Bolivia on Chopping Block for National Disintegration

April 4 (EIRNS)—Global inflation in food prices is fueling the British drive to break apart Bolivia, as only the first domino to fall in South America.

Separatists in the gas- and agricultural-export-rich department of Santa Cruz have scheduled a referendum on "autonomy" from the Federal government for May 4, which the separatists promise to hold, no matter who declares it illegal.

Santa Cruz's extensive soy cultivation supplies much of the cooking oil used nationally. With the price having risen 35% in the recent period, President Evo Morales ordered exports of cooking oil suspended temporarily on March 26, until supplies for the domestic market were assured. The separatist Civic Committee (its head, Branko Marinkovic, is one of the biggest cooking oil producers), mobilized a protest of 300,000 people on April 2 against the export ban, and for regional autonomy.
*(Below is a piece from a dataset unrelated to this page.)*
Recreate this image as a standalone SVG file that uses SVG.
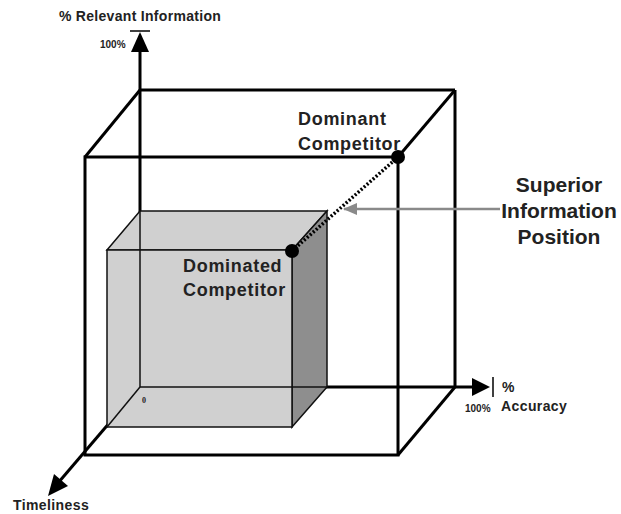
<svg xmlns="http://www.w3.org/2000/svg" width="621" height="514" viewBox="0 0 621 514">
<defs>
<style>
.ax{stroke:#000;stroke-width:3;fill:none}
.cube{stroke:#111;stroke-width:1.5}
.t{font-family:"Liberation Sans",Arial,sans-serif;font-weight:bold;fill:#222}
.m{font-size:18px;letter-spacing:0.7px}
.b{font-size:21px}
</style>
<marker id="gh" markerWidth="14" markerHeight="12" refX="13" refY="6" orient="auto" markerUnits="userSpaceOnUse"><path d="M0,0 L14,6 L0,12 Z" fill="#8a8a8a"/></marker>
</defs>
<rect width="621" height="514" fill="#fff"/>
<g id="axes">
<line class="ax" x1="140" y1="387" x2="140" y2="50"/>
<path d="M131,52 L140,32 L149,52 Z" fill="#000"/>
<line x1="130" y1="31" x2="150" y2="31" stroke="#000" stroke-width="1.5"/>
<line class="ax" x1="140" y1="387" x2="474" y2="387"/>
<path d="M472,378 L490,387 L472,396 Z" fill="#000"/>
<line x1="493" y1="377" x2="493" y2="397" stroke="#000" stroke-width="1.5"/>
<line class="ax" x1="140" y1="387" x2="58" y2="483"/>
<path d="M48,496 L54,474 L68,486 Z" fill="#000"/>
</g>
<g id="big-cube" class="ax">
<line x1="140" y1="90" x2="455" y2="90"/>
<line x1="455" y1="90" x2="455" y2="387"/>
<line x1="140" y1="90" x2="85" y2="157"/>
<line x1="455" y1="90" x2="398" y2="157"/>
<line x1="455" y1="387" x2="398" y2="455"/>
<rect x="85" y="157" width="313" height="298"/>
</g>
<g id="small-cube">
<polygon points="107,250 140,211 327,211 292,250" fill="#d0d0d0" class="cube"/>
<polygon points="292,250 327,211 327,387 292,427" fill="#8e8e8e" class="cube"/>
<rect x="107" y="250" width="185" height="177" fill="#d0d0d0" class="cube"/>
<line class="cube" x1="140" y1="211" x2="140" y2="387"/>
<line class="cube" x1="140" y1="387" x2="327" y2="387"/>
<line class="cube" x1="140" y1="387" x2="107" y2="427"/>
</g>
<g id="connectors">
<line x1="292" y1="251" x2="398" y2="157" stroke="#000" stroke-width="3.5" stroke-dasharray="2,2"/>
<line x1="500" y1="209" x2="344" y2="209" stroke="#8a8a8a" stroke-width="2.5" marker-end="url(#gh)"/>
</g>
<g id="dominant">
<circle cx="398" cy="157" r="7" fill="#000"/>
<text class="t m" x="298" y="125">Dominant</text>
<text class="t m" x="298" y="150">Competitor</text>
</g>
<g id="dominated">
<circle cx="292" cy="251" r="7" fill="#000"/>
<text class="t m" x="183" y="272">Dominated</text>
<text class="t m" x="183" y="296">Competitor</text>
</g>
<g id="superior">
<text class="t b" x="559" y="192" text-anchor="middle">Superior</text>
<text class="t b" x="559" y="218" text-anchor="middle">Information</text>
<text class="t b" x="559" y="244" text-anchor="middle">Position</text>
</g>
<g id="labels">
<text class="t" x="140" y="21" font-size="14" letter-spacing="0.3" text-anchor="middle">% Relevant Information</text>
<text class="t" x="100" y="48" font-size="10">100%</text>
<text class="t" x="502" y="392" font-size="14">%</text>
<text class="t" x="501" y="411" font-size="14" letter-spacing="0.4">Accuracy</text>
<text class="t" x="465" y="412" font-size="10">100%</text>
<text x="142" y="403" font-size="8" font-family="Liberation Serif,serif" font-weight="bold" fill="#222">0</text>
<text class="t" x="13" y="510" font-size="14" letter-spacing="0.4">Timeliness</text>
</g>
</svg>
The governor of the department, Rubén Costas, ranted there that the export ban doesn't matter, because after the May 4 referendum, the department will be able to make its own laws. "We're making the real revolution."

The foreign ministers of Brazil and Argentina, along with the vice foreign minister of Colombia, are in Bolivia now, attempting to mediate between the government and the separatists, to head off the vote. The Santa Cruz leaders dismissed them as friends of the Morales government, and representing "their multinationals"—as opposed to those who own the Santa Cruz leaders.